Why not ask yourself this question this very moment as you are reading this blog posting? “What feelings am I creating right now?” Are you interested and inspired or bored and distracted? Some people reading this will be one thing, others another. This posting is exactly the same newsletter for all of you. How you react to it is your own creation.
Feelings are important. They are what distinguish us from robots or computers. How else would we know what to do? Without feelings there would be no way of telling what is valuable to us or not. A computer has no feelings. It couldn’t care less whether it’s word-processing, signing on to the web, adding figures or running a game. Can you imagine your computer complaining because you use it to play too many games or getting upset because you don’t spend enough time with it? No, if there’s going to be any complaining it will come from one of the humans in your life!
So the question “What feelings am I creating right now?” helps us to identify which feelings are useful to us and which aren’t. The process of observation in itself helps us to dissociate from harmful feelings and make them more manageable. The question also points us towards accepting responsibility for our feelings. We run them – they don’t run us!
Think back to a time recently when you got upset about something. Imagine yourself back in the situation and ask yourself the question “What feelings am I creating right now?” You may become aware for the first time that it wasn’t the situation that was upsetting you. It was you who was upsetting yourself over the situation. You could have reacted in a different way. And if you had you would probably have been able to deal with the situation more constructively.
What isn't working?
Friday, January 12, 2007 at 15:33 This is a great question to ask yourself when you don't feel that things are going quite as well as they could. It's also a great question to ask when you are reviewing your priorities with a view to cutting them down.
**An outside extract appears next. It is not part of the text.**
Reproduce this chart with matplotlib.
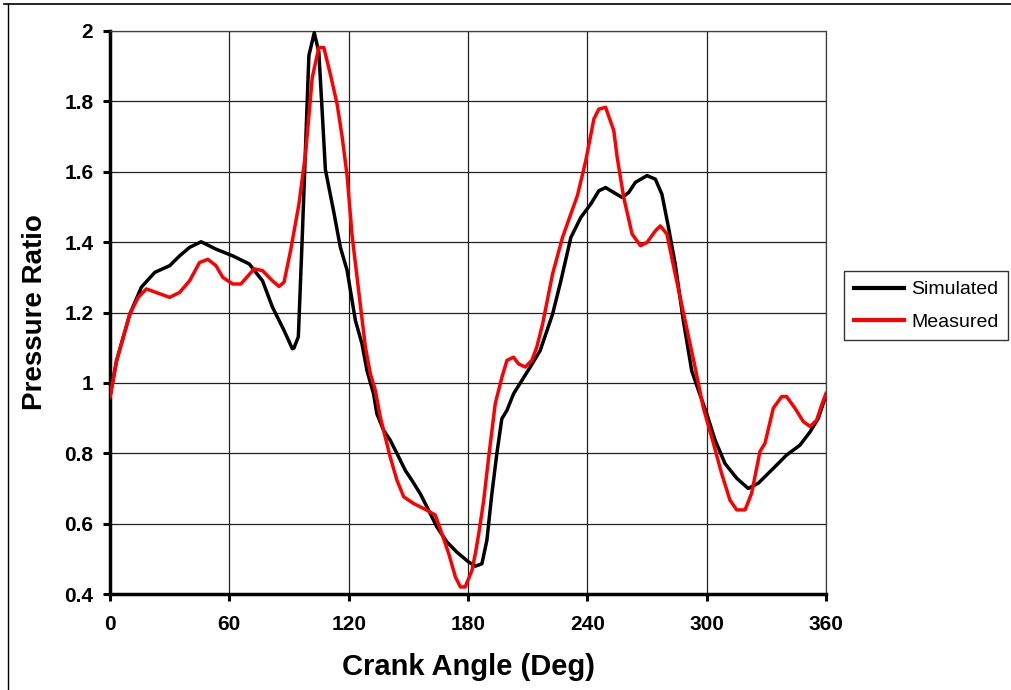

Negative signals are just as important as positive ones. Indeed often they are more important - because we are much more likely to ignore them than positive ones. When things are going well, we have a natural tendency to ride the crest of the wave. But when something starts to perform less well than expected (especially if it used to be successful), we often prefer to ignore the signs or rationalise them away. It's really important to keep our projects under review. Knowing when to stop something is as important as knowing when to start something.
When we continue to work on a project long after the time that we should have abandoned it, we are only ensuring that our energies are dispersed, and ensure that we are not going to focus enough on what really could be working.
Like most of the questions in this series, this question can be asked in many different ways:
- What isn't working (any longer)?
- What isn’t working (at all)?
- What isn’t working (as well as it could)?
- What isn’t working (and never will)?
- What isn’t working (when such and such happens?)
- What isn’t working (and what could make it work)?
Exercise: Have a look around your office or your workplace and ask yourself each of the above questions. Maybe it's your filing system that isn't working. Maybe it's the way you deal with your email. Maybe it's the way you tidy your desk (or fail to) at the end of the day. Is this something you could put right? If can't put it right, what needs doing instead?
This article is taken from the latest issue of my newsletter
What will happen if I do nothing?
Tuesday, December 5, 2006 at 13:29 (This article features in today's issue of my newsletter)
For the first in my series of powerful questions, I am starting with a very interesting one: "What will happen if I do nothing?" There are many ways in which we can use it and many meanings we can give to the question. We can use it when we feel stuck and we can use it when things are going well. The answer to the question may be negative, or it may be positive. It's a question which can be asked by an individual, or by a team or by a whole organisation.
First of all we can ask the question when things are going well. When our new business has finally taken off, it is easy to think that success is our birthright and that it is going to continue that way for ever. Yet the fact is that nothing is static. As the saying goes, “Change is here to stay”. When we reach the point where we are comfortable with what we have achieved, we may well have also reached the point where we have become complacent. The result is that we do nothing which is out of our comfort zone. Eventually we wake up one morning to find that life and the market have moved on and we and our business have been left behind. Businesses that don’t keep up to date with the latest developments are not going to maintain their success. Regularly asking "What will happen if we do nothing apart from what we are already doing?" can wake us up to the danger of stagnation. It may make us aware of the trends that are working against us and which will overwhelm us if we don’t start to do something about them.
This question is even more useful when things are going badly. In these circumstances our greatest enemies are fear and inertia: fear - because any step we could take seems fraught with risk; inertia - because any effective action is likely to lead us way out of our comfort zone. The question “What will happen if I do nothing about this situation?” can alert us to the fact that doing nothing is likely to be just as risky and uncomfortable as any of the other courses of action. When we don’t make our mind up to do something, we are in effect making our mind up to do nothing. Doing nothing is one of the decisions. We are seldom faced with the choice, do I do X or do I do Y? The choice is really Do I do X, Do I do Y, or do I carry on as I am? We need to examine the effects of doing nothing just as closely as we look at the effects of doing X or Y.
Of course, doing nothing is sometimes the correct answer. Governments in particular seem to have great difficulty in believing that every news items doesn't require a reaction from them. Bearing in mind the old adage "There are no circumstances so bad that government interference can't make them worse", most of us would be only too glad if our governments would concentrate on the fundamentals rather than shower us with new initiatives at the drop of a hat.
Sometimes we just have to allow time for the right solution or the right decision to appear. Meanwhile we can reassure ourselves that the course of action we are taking at the moment is the right one. If we can't make up our mind about a proposed course of action, then that is probably as good a sign as any that we shouldn't be taking that action.